The 75 million U.S. Netflix subscribers Wall Street expects by 2024 will mean it remains the dominant individual streaming company, despite the deluge of new entrants emerging in recent months. $6.99 Disney+ will present the biggest challenge to NFLX, given that the midpoint of its projected U.S. customers by 2024 could be 85 million. Joint subscriptions in Disney-owned Hulu and co-owned ESPN+ would cost $12.99, level with the standard Netflix $13 plan. Such optics, plus NFLX’s long timeline to profitability can make 2020 just as hazardous for the stock as 2019. That’s despite an unassailable 300 million total NFLX subscribers, including international ones, widely forecast in around four years.
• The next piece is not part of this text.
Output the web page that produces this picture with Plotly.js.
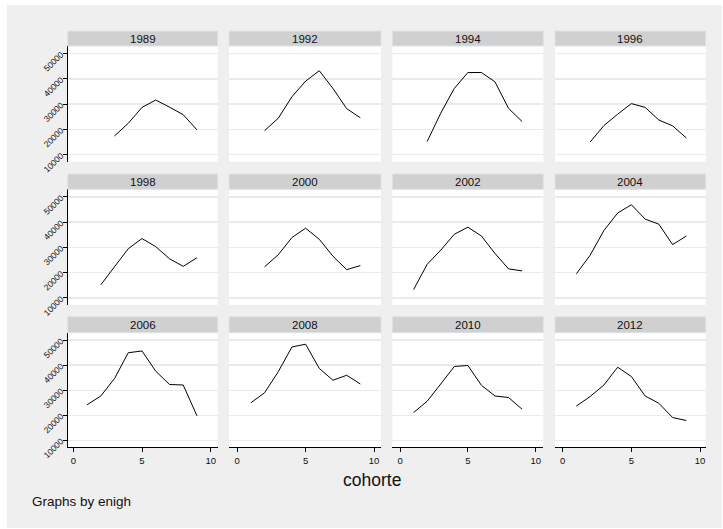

If 2020 is a year for anything at Apple, it will be the year of the 5G iPhone. The possibility of a cyclical upturn in sales of fast-network retooled handsets is obvious. However, it’s the maturity of the iPhone market that has largely restrained Apple growth over the last few years. As such, Apple can be expected to continue to train investors to study its ‘services’ side for truly sustainable expansion drivers. The 18.4% services rise year-on-year in the final 2019 quarter is well-founded, as the installed base edges higher amid rising prices and new offerings. Still, persisting China and tariff risks suggest that a reasonable discount against 2020 forecasts would be prudent. That said, solid gross margin stability into new year should limit negative eventualities.